Your output must be the lines below from the line containing "Give me the Plotly source for this chart." to the line containing "y2_ticks = [0, 10, 20, 30, 40, 50, 60, 70]", both lines included, reproduced exactly and without pictures.

ENTRIES SHOWN –
-------------------------

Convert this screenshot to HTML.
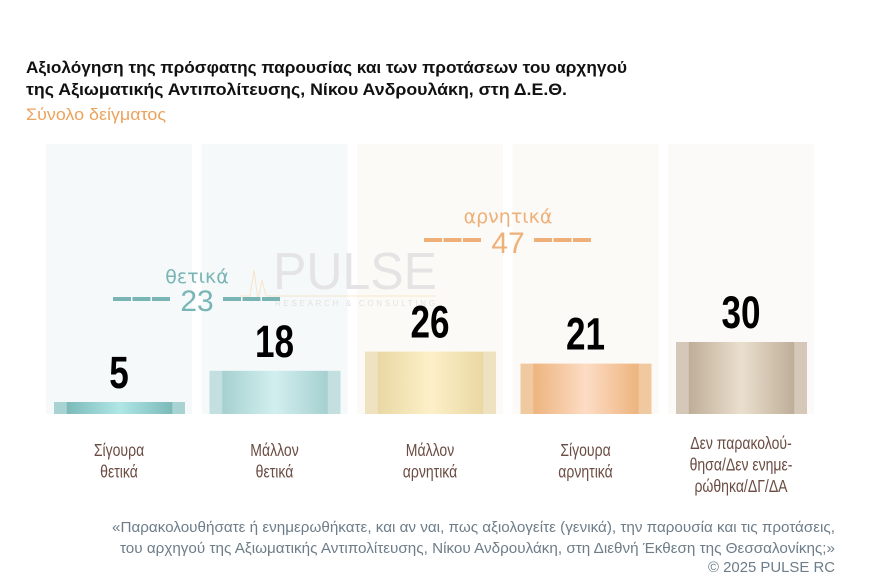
<!DOCTYPE html>
<html><head><meta charset="utf-8"><style>
html,body{margin:0;padding:0;background:#fff;}
svg{display:block;font-family:"Liberation Sans","Noto Sans CJK SC",sans-serif;}
</style></head><body>
<svg id="chart" width="875" height="587" viewBox="0 0 875 587" xmlns="http://www.w3.org/2000/svg">
<defs id="defs"></defs>
<text x="26" y="73" font-size="17" font-weight="bold" fill="#111" textLength="601" lengthAdjust="spacingAndGlyphs">Αξιολόγηση της πρόσφατης παρουσίας και των προτάσεων του αρχηγού</text>
<text x="26" y="95" font-size="17" font-weight="bold" fill="#111" textLength="541" lengthAdjust="spacingAndGlyphs">της Αξιωματικής Αντιπολίτευσης, Νίκου Ανδρουλάκη, στη Δ.Ε.Θ.</text>
<text x="26" y="120" font-size="17" fill="#eba35c" textLength="140" lengthAdjust="spacingAndGlyphs">Σύνολο δείγματος</text>
<g id="bgcols"></g>
<g>
<text x="355" y="289" font-size="52" fill="#e4e4e4" text-anchor="middle" textLength="164" lengthAdjust="spacingAndGlyphs">PULSE</text>
<text x="355" y="306" font-size="8" fill="#e2e2e2" text-anchor="middle" textLength="160" lengthAdjust="spacing">RESEARCH &amp; CONSULTING</text>
<polyline points="240,296 250,296 254,270 258,300 262,280 266,296 436,296" fill="none" stroke="#f8e4cc" stroke-width="1"/>
</g>
<g id="bars"></g>
<g id="groups"></g>
<g id="cats"></g>
<text x="835" y="532" font-size="15" fill="#6d7d89" text-anchor="end" textLength="723" lengthAdjust="spacingAndGlyphs">«Παρακολουθήσατε ή ενημερωθήκατε, και αν ναι, πως αξιολογείτε (γενικά), την παρουσία και τις προτάσεις,</text>
<text x="835" y="553" font-size="15" fill="#6d7d89" text-anchor="end" textLength="715" lengthAdjust="spacingAndGlyphs">του αρχηγού της Αξιωματικής Αντιπολίτευσης, Νίκου Ανδρουλάκη, στη Διεθνή Έκθεση της Θεσσαλονίκης;»</text>
<text x="835" y="572" font-size="15" fill="#6d7d89" text-anchor="end" textLength="127" lengthAdjust="spacingAndGlyphs">©  2025  PULSE RC</text>
</svg>
<script>
const categories = [["Σίγουρα","θετικά"],["Μάλλον","θετικά"],["Μάλλον","αρνητικά"],["Σίγουρα","αρνητικά"],["Δεν παρακολού-","θησα/Δεν ενημε-","ρώθηκα/ΔΓ/ΔΑ"]];
const values = [5, 18, 26, 21, 30];
const groupLabels = ["θετικά","αρνητικά"];
const groupValues = [23, 47];

const NS="http://www.w3.org/2000/svg";
const colX0=46, colStep=155.5, colW=146, baseY=414, topY=144, pxPerUnit=2.4;
const xCol=i=>colX0+i*colStep;
const yVal=v=>baseY-v*pxPerUnit;
const bgFills=["#f5f9fa","#f5f9fa","#fcfaf6","#fcfaf6","#fbfaf8"];
const grads=[["#a9d3d3","#7cbaba","#b0e6e6"],["#c3dfdf","#a6d0d0","#d2efef"],["#efe2c0","#ead8a4","#fdf0c8"],["#f1c9a0","#edb47e","#fddcc5"],["#d5c8b9","#bfae98","#eadfce"]];
function mk(tag,attrs,parent){const e=document.createElementNS(NS,tag);for(const k in attrs)e.setAttribute(k,attrs[k]);parent.appendChild(e);return e;}
const defs=document.getElementById('defs');
grads.forEach((g,i)=>{
  const lg=mk('linearGradient',{id:'g'+i,x1:'0',x2:'1',y1:'0',y2:'0'},defs);
  [[0,g[0]],[0.095,g[0]],[0.1,g[1]],[0.5,g[2]],[0.9,g[1]],[0.905,g[0]],[1,g[0]]].forEach(s=>mk('stop',{offset:s[0],'stop-color':s[1]},lg));
});
const bg=document.getElementById('bgcols');
const bars=document.getElementById('bars');
const cats=document.getElementById('cats');
values.forEach((v,i)=>{
  const c=mk('rect',{x:xCol(i),y:topY,width:colW,height:baseY-topY,fill:bgFills[i]},bg);
  
  
  const r=mk('rect',{x:xCol(i)+8,y:yVal(v),width:131,height:v*pxPerUnit,fill:'url(#g'+i+')'},bars);
  
  
  const g=mk('g',{transform:'translate('+(xCol(i)+colW/2)+','+(yVal(v)-14)+') scale(0.78,1)'},bars);
  const t=mk('text',{x:0,y:0,'font-size':45,'font-weight':'bold','text-anchor':'middle',fill:'#000'},g);
  t.textContent=v;
  
  
  const lines=categories[i];
  const cg=mk('g',{transform:'translate('+(xCol(i)+colW/2)+',0) scale(0.78,1)'},cats);
  const ct=mk('text',{'font-size':18,fill:'#6b4c42','text-anchor':'middle'},cg);
  
  
  lines.forEach((ln,j)=>{const ts=mk('tspan',{x:0,y:(i==4?449:456)+j*21.5},ct);ts.textContent=ln;});
});
const groupsG=document.getElementById('groups');
const groupCfg=[{cx:197,ly:283,ny:311,dy:299,color:'#7ab5b5'},{cx:508,ly:223,ny:253,dy:240,color:'#eeb078'}];
groupValues.forEach((gv,i)=>{
  const cfg=groupCfg[i];
  const l=mk('text',{x:cfg.cx,y:cfg.ly,'font-size':19,fill:cfg.color,'text-anchor':'middle','font-family':'DejaVu Sans'},groupsG);
  l.textContent=groupLabels[i];
  
  
  const n=mk('text',{x:cfg.cx,y:cfg.ny,'font-size':30,fill:cfg.color,'text-anchor':'middle'},groupsG);
  n.textContent=gv;
  
  
  [[-84,-26],[26,84]].forEach(seg=>{
    const d=mk('line',{x1:cfg.cx+seg[0],x2:cfg.cx+seg[1],y1:cfg.dy,y2:cfg.dy,stroke:cfg.color,'stroke-width':4,'stroke-dasharray':'18 1.5'},groupsG);
    
    
  });
});
</script>
</body></html>
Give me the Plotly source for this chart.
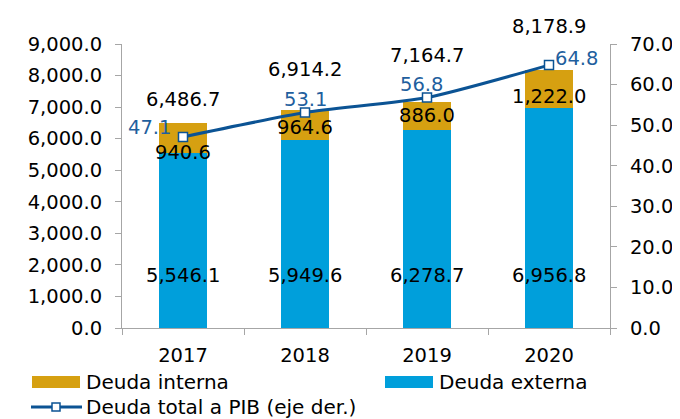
import plotly.graph_objects as go

years = ["2017", "2018", "2019", "2020"]
deuda_externa = [5546.1, 5949.6, 6278.7, 6956.8]
deuda_interna = [940.6, 964.6, 886.0, 1222.0]
deuda_total = [6486.7, 6914.2, 7164.7, 8178.9]
deuda_pib = [47.1, 53.1, 56.8, 64.8]
y_ticks = [0, 1000, 2000, 3000, 4000, 5000, 6000, 7000, 8000, 9000]
y2_ticks = [0, 10, 20, 30, 40, 50, 60, 70]

C_INT = "#D6A011"
C_EXT = "#009FDB"
C_LINE = "#0B5394"
C_LAB = "#1F5F9E"
GRID = "#A6A6A6"
FONT = "DejaVu Sans, Verdana, sans-serif"
FS = 19.5

# page has an 8px body margin; compensate so the visible picture lines up
OFF = 8
W, H = 680, 419
L, T = 122 - OFF, 44 - OFF
R = W - (610 - OFF)
B = H - (328 - OFF)
PW, PH = W - L - R, H - T - B
px = lambda x: (x - OFF - L) / PW
py = lambda y: (H - B - (y - OFF)) / PH

fig = go.Figure()
fig.add_trace(go.Bar(x=years, y=deuda_externa, marker_color=C_EXT, width=0.4,
                     name="Deuda externa", marker_line_width=0))
fig.add_trace(go.Bar(x=years, y=deuda_interna, marker_color=C_INT, width=0.4,
                     name="Deuda interna", marker_line_width=0))
fig.add_trace(go.Scatter(x=years, y=deuda_pib, yaxis="y2", mode="lines+markers",
                         line=dict(color=C_LINE, width=3, shape="spline", smoothing=0.6),
                         marker=dict(symbol="square", size=9, color="white",
                                     line=dict(color=C_LINE, width=1.5)),
                         name="Deuda total a PIB (eje der.)"))

ann = []
fmt = lambda v: f"{v:,.1f}"
tot_shift = [24, 40, 46, 43]
int_shift = [-14, -2, 0, -7]
for i, yr in enumerate(years):
    ann.append(dict(x=i, y=deuda_total[i], xref="x", yref="y", text=fmt(deuda_total[i]),
                    showarrow=False, yshift=tot_shift[i], font=dict(color="black", size=FS, family=FONT)))
    ann.append(dict(x=i, y=deuda_externa[i] + deuda_interna[i] / 2, xref="x", yref="y",
                    text=fmt(deuda_interna[i]), showarrow=False, yshift=int_shift[i],
                    font=dict(color="black", size=FS, family=FONT)))
    ann.append(dict(x=i, y=0, xref="x", yref="y", text=fmt(deuda_externa[i]),
                    showarrow=False, yshift=53, font=dict(color="black", size=FS, family=FONT)))

pib_pos = [(-34, 9), (0, 13), (-6, 13), (27, 7)]
for i, yr in enumerate(years):
    xs, ys = pib_pos[i]
    ann.append(dict(x=i, y=deuda_pib[i], xref="x", yref="y2", text=fmt(deuda_pib[i]),
                    showarrow=False, xshift=xs, yshift=ys,
                    font=dict(color=C_LAB, size=FS, family=FONT)))

# custom legend
LFS = 20
shapes = []
leg = [(32, 382, C_INT, "Deuda interna"), (385, 382, C_EXT, "Deuda externa")]
for x0, yc, col, txt in leg:
    shapes.append(dict(type="rect", xref="paper", yref="paper",
                       x0=px(x0), x1=px(x0 + 48), y0=py(yc + 6), y1=py(yc - 6),
                       fillcolor=col, line=dict(width=0)))
    ann.append(dict(x=px(x0 + 52), y=py(yc), xref="paper", yref="paper",
                    text=txt, showarrow=False, xanchor="left", yanchor="middle",
                    font=dict(color="black", size=LFS, family=FONT)))
yl = 407
shapes.append(dict(type="line", xref="paper", yref="paper",
                   x0=px(31), x1=px(82), y0=py(yl), y1=py(yl),
                   line=dict(color=C_LINE, width=3)))
shapes.append(dict(type="rect", xref="paper", yref="paper",
                   x0=px(52), x1=px(60), y0=py(yl + 4), y1=py(yl - 4),
                   fillcolor="white", line=dict(color=C_LINE, width=1.5)))
ann.append(dict(x=px(84), y=py(yl), xref="paper", yref="paper",
                text="Deuda total a PIB (eje der.)", showarrow=False, xanchor="left",
                yanchor="middle", font=dict(color="black", size=LFS, family=FONT)))

fig.update_layout(
    width=W, height=H, barmode="stack", showlegend=False,
    margin=dict(l=L, r=R, t=T, b=B),
    paper_bgcolor="white", plot_bgcolor="white",
    font=dict(family=FONT, size=FS, color="black"),
    xaxis=dict(type="category", range=[-0.5, 3.5], showline=True, linecolor=GRID,
               linewidth=1, ticks="outside", tickson="boundaries", ticklen=6,
               tickcolor=GRID, showgrid=False, tickfont=dict(size=FS),
               ticklabelstandoff=10),
    yaxis=dict(range=[0, 9000], tickvals=y_ticks, tickformat=",.1f", showline=True,
               linecolor=GRID, ticks="outside", ticklen=6, tickcolor=GRID,
               showgrid=False, zeroline=False, tickfont=dict(size=FS),
               ticklabelstandoff=9),
    yaxis2=dict(range=[0, 70], tickvals=y2_ticks, tickformat=".1f", overlaying="y",
                side="right", showline=True, linecolor=GRID, ticks="outside",
                ticklen=6, tickcolor=GRID, showgrid=False, zeroline=False,
                tickfont=dict(size=FS), ticklabelstandoff=9),
    annotations=ann, shapes=shapes,
)
fig.write_html("out.html")
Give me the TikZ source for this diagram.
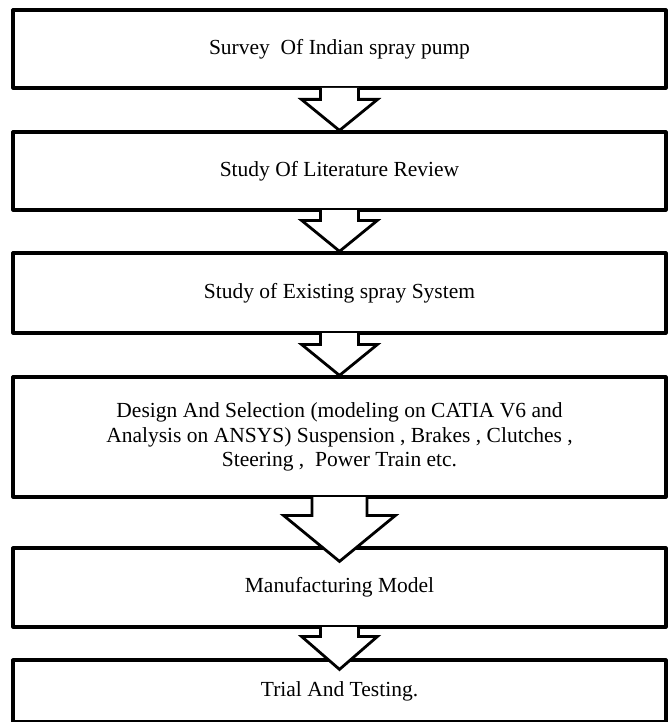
\documentclass[tikz,border=0pt]{standalone}
\usepackage{fontspec}
\setmainfont{Liberation Serif}
\usetikzlibrary{calc}

\begin{document}
\begin{tikzpicture}[
  x=1pt, y=-1pt,
  font=\fontsize{21.5}{24.5}\selectfont,
  stage/.style={draw, line width=3.2pt, line join=round, minimum width=653pt,
                inner sep=0pt, align=center, fill=white},
  flow/.style={draw, fill=white, line width=2.8pt},
]
  \useasboundingbox (0,0) rectangle (671,722);

  % stages, top to bottom
  \node[stage, minimum height=78pt] (b1) at (339.5,49) {Survey\ \ Of Indian spray pump};
  \node[stage, minimum height=78pt] (b2) at (339.5,171) {Study Of Literature Review};
  \node[stage, minimum height=80pt] (b3) at (339.5,293) {Study of Existing spray System};
  \node[stage, minimum height=120pt] (b4) at (339.5,437)
    {Design And Selection (modeling on CATIA V6 and\\
     Analysis on ANSYS) Suspension , Brakes , Clutches ,\\
     Steering ,\ \ Power Train etc.};
  \node[stage, minimum height=79pt] (b5) at (339.5,587.5) {Manufacturing Model};
  \node[stage, minimum height=62pt] (b6) at (339.5,691) {Trial And Testing.};

  % tips of the block arrows
  \coordinate (t1) at (b2.north);
  \coordinate (t2) at (b3.north);
  \coordinate (t3) at (b4.north);
  \coordinate (t4) at ([yshift=-15pt]b5.north);
  \coordinate (t5) at ([yshift=-11pt]b6.north);

  % block arrows: from/tip/half stem/half wing/head
  \foreach \from/\tip/\s/\w/\h in {b1/t1/19/38/31, b2/t2/19/38/31, b3/t3/19/38/31,
                                   b4/t4/27.5/56/46, b5/t5/19/38/33}
    \draw[flow] let \p1=(\from.south), \p2=(\tip) in
      (\x2-\s pt,\y1+1.6pt) -- (\x2-\s pt,\y2+\h pt) -- (\x2-\w pt,\y2+\h pt)
      -- (\p2) -- (\x2+\w pt,\y2+\h pt) -- (\x2+\s pt,\y2+\h pt)
      -- (\x2+\s pt,\y1+1.6pt);
\end{tikzpicture}
\end{document}
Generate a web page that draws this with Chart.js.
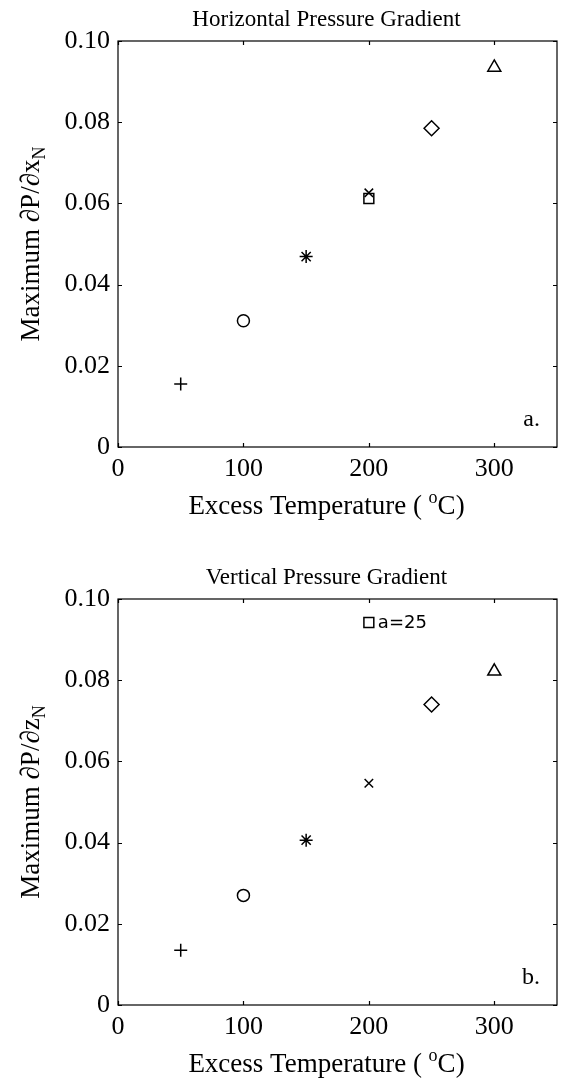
<!DOCTYPE html>
<html>
<head>
<meta charset="utf-8">
<script src="https://cdn.jsdelivr.net/npm/chart.js@4.4.1/dist/chart.umd.min.js"></script>
<style>
  html, body { margin: 0; padding: 0; background: #fff; }
  body { width: 566px; height: 1078px; position: relative; overflow: hidden; }
  canvas { position: absolute; left: 0; }
  #horizontal-chart { top: 0; }
  #vertical-chart { top: 540px; }
</style>
</head>
<body>
<canvas id="horizontal-chart" width="566" height="540"></canvas>
<canvas id="vertical-chart" width="566" height="538"></canvas>
<script>
// Data
const horizTemps = [50, 100, 150, 200, 200, 250, 300];
const horizGradient = [0.0155, 0.0311, 0.0469, 0.0626, 0.0612, 0.0785, 0.0935];
const horizMarkers = ['cross', 'circle', 'star', 'crossRot', 'rect', 'rectRot', 'triangle'];

const vertTemps = [50, 100, 150, 200, 250, 300];
const vertGradient = [0.0135, 0.0270, 0.0406, 0.0546, 0.0740, 0.0822];
const vertMarkers = ['cross', 'circle', 'star', 'crossRot', 'rectRot', 'triangle'];

// square key in the lower panel
const keyTemp = [200];
const keyValue = [0.0942];
const keyLabel = 'a=25';

const xTickStep = 100;
const yTickStep = 0.02;

const SERIF = '"Liberation Serif", "Times New Roman", serif';
const markerSize = { cross: 6.5, circle: 6, star: 6.5, crossRot: 6, rect: 7, rectRot: 7.5, triangle: 7.5 };

// Frame, inward ticks and the texts that need sub/superscripts
const framePlugin = {
  id: 'framePlugin',
  afterDraw(chart, args, opts) {
    const { ctx, chartArea: a, scales: { x, y } } = chart;
    const cx = (a.left + a.right) / 2 - 11;
    ctx.save();
    ctx.strokeStyle = '#000';
    ctx.fillStyle = '#000';
    ctx.lineWidth = 1.2;
    ctx.strokeRect(a.left, a.top, a.right - a.left, a.bottom - a.top);

    ctx.beginPath();
    x.ticks.forEach(t => {
      const px = Math.round(x.getPixelForValue(t.value)) + 0.5;
      ctx.moveTo(px, a.bottom); ctx.lineTo(px, a.bottom - 4);
      ctx.moveTo(px, a.top); ctx.lineTo(px, a.top + 4);
    });
    y.ticks.forEach(t => {
      const py = Math.round(y.getPixelForValue(t.value)) + 0.5;
      ctx.moveTo(a.left, py); ctx.lineTo(a.left + 4, py);
      ctx.moveTo(a.right, py); ctx.lineTo(a.right - 4, py);
    });
    ctx.stroke();

    // panel title
    ctx.font = '23px ' + SERIF;
    ctx.textAlign = 'center';
    ctx.textBaseline = 'middle';
    ctx.fillText(opts.title, cx, a.top - 21);

    // x title with superscript o
    const big = '27px ' + SERIF, small = '18px ' + SERIF;
    const p1 = 'Excess Temperature ( ', p2 = 'o', p3 = 'C)';
    ctx.font = big; const w1 = ctx.measureText(p1).width, w3 = ctx.measureText(p3).width;
    ctx.font = small; const w2 = ctx.measureText(p2).width;
    let sx = cx - (w1 + w2 + w3) / 2;
    const by = a.bottom + 67;
    ctx.textAlign = 'left';
    ctx.textBaseline = 'alphabetic';
    ctx.font = big; ctx.fillText(p1, sx, by); sx += w1;
    ctx.font = small; ctx.fillText(p2, sx, by - 11); sx += w2;
    ctx.font = big; ctx.fillText(p3, sx, by);

    // y title with subscript N
    ctx.save();
    ctx.translate(39, (a.top + a.bottom) / 2);
    ctx.rotate(-Math.PI / 2);
    ctx.font = big; const m1 = ctx.measureText(opts.yTitle).width;
    ctx.font = small; const m2 = ctx.measureText('N').width;
    const start = -(m1 + m2) / 2;
    ctx.font = big; ctx.fillText(opts.yTitle, start, 0);
    ctx.font = small; ctx.fillText('N', start + m1, 6);
    ctx.restore();

    // panel letter
    ctx.font = '24px ' + SERIF;
    ctx.textAlign = 'right';
    ctx.textBaseline = 'middle';
    ctx.fillText(opts.letter, a.right - 17, a.bottom - 27);

    // key text next to the square
    if (opts.keyText) {
      ctx.font = '18px "DejaVu Sans", sans-serif';
      ctx.textAlign = 'left';
      ctx.fillText(opts.keyText, x.getPixelForValue(keyTemp[0]) + 9, y.getPixelForValue(keyValue[0]) + 1);
    }
    ctx.restore();
  }
};

function toPoints(xs, ys) {
  return xs.map((v, i) => ({ x: v, y: ys[i] }));
}

function markerDataset(xs, ys, styles) {
  return {
    data: toPoints(xs, ys),
    showLine: false,
    pointStyle: styles,
    pointRadius: styles.map(s => markerSize[s]),
    pointBorderWidth: 1.5,
    pointBorderColor: '#000',
    pointBackgroundColor: 'rgba(0,0,0,0)'
  };
}

function buildChart(canvasId, datasets, panel) {
  const tickFont = { family: SERIF, size: 26 };
  return new Chart(document.getElementById(canvasId), {
    type: 'scatter',
    data: { datasets },
    options: {
      responsive: false,
      animation: false,
      layout: { padding: { top: panel.top, right: 4, left: 0, bottom: 0 } },
      plugins: {
        legend: { display: false },
        tooltip: { enabled: false },
        framePlugin: panel
      },
      scales: {
        x: {
          type: 'linear',
          min: 0,
          max: 350,
          grid: { display: false, drawTicks: false },
          border: { display: false },
          ticks: { stepSize: xTickStep, includeBounds: false, padding: 7, color: '#000', font: tickFont, maxRotation: 0 },
          afterFit: s => { s.height = panel.xHeight; }
        },
        y: {
          min: 0,
          max: 0.1,
          grid: { display: false, drawTicks: false },
          border: { display: false },
          ticks: {
            stepSize: yTickStep,
            padding: 8,
            color: '#000',
            font: tickFont,
            callback: v => (Math.abs(v) < 1e-9 ? '0' : v.toFixed(2))
          },
          afterFit: s => { s.width = 118; }
        }
      }
    },
    plugins: [framePlugin]
  });
}

buildChart('horizontal-chart', [markerDataset(horizTemps, horizGradient, horizMarkers)], {
  top: 41, xHeight: 93,
  title: 'Horizontal Pressure Gradient',
  yTitle: 'Maximum \u2202P/\u2202x',
  letter: 'a.'
});

buildChart('vertical-chart', [
  markerDataset(vertTemps, vertGradient, vertMarkers),
  markerDataset(keyTemp, keyValue, ['rect'])
], {
  top: 59, xHeight: 73,
  title: 'Vertical Pressure Gradient',
  yTitle: 'Maximum \u2202P/\u2202z',
  letter: 'b.',
  keyText: keyLabel
});
</script>
</body>
</html>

-------------------------

TASK OUTPUT –
Give me the Plotly source for this chart.
import plotly.graph_objects as go

years = ["2017", "2018", "2019", "2020"]
deuda_externa = [5546.1, 5949.6, 6278.7, 6956.8]
deuda_interna = [940.6, 964.6, 886.0, 1222.0]
deuda_total = [6486.7, 6914.2, 7164.7, 8178.9]
deuda_pib = [47.1, 53.1, 56.8, 64.8]
y_ticks = [0, 1000, 2000, 3000, 4000, 5000, 6000, 7000, 8000, 9000]
y2_ticks = [0, 10, 20, 30, 40, 50, 60, 70]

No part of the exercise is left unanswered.